Eni SpA reported a 94% drop in first-quarter profit and cut its production forecast for the year as demand is crushed by the coronavirus pandemic. While the large decline in earnings reflects in part a high tax rate, it provides signals for the rest of the industry, with the worst impact of oil’s historic plunge likely in the coming quarters. Investors are focused on how the companies handle one of the most turbulent periods in recent memory.

Eni’s adjusted net income tumbled to 59 million euros ($63.5 million) in the quarter from 992 million euros a year earlier. It reduced its output forecast for this year to around 1.8 million barrels of oil equivalent a day from as much as 1.84 million previously as a result of spending cuts and “pandemic effects.”

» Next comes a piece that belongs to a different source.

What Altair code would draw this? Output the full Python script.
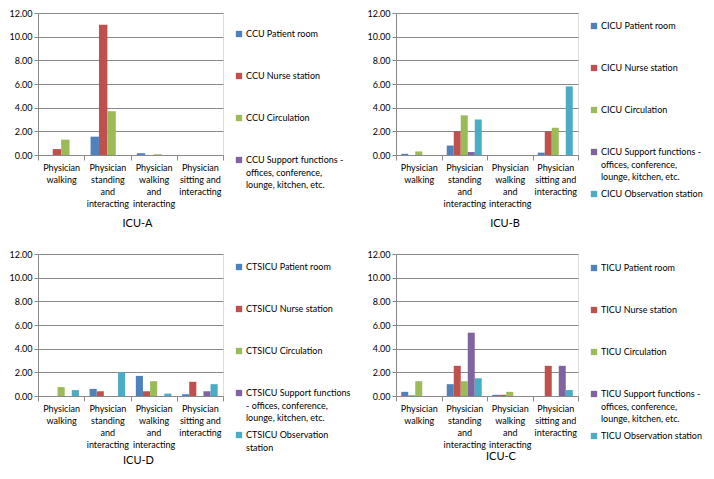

The outlook is “disappointing,” Biraj Borkhataria, an analyst at RBC Europe Ltd., said in a note. The forecast doesn’t take account of possible impacts from OPEC+ output cuts, which also won’t be taken well by the market, he said.

Eni shares dropped as much as 3.2% on Friday, and traded down 1.7% at 8.33 euros as of 9:26 a.m. in Milan. That takes their decline this year to 40%.

Oil companies are under immense pressure as the coronavirus decimates demand and drives prices to levels never seen before. Brent crude, the global benchmark, averaged $50.82 a barrel in the first three months of the year, 20% lower than a year earlier. It has since slumped to the lowest in 21 years, with New York prices even turning negative for the first time.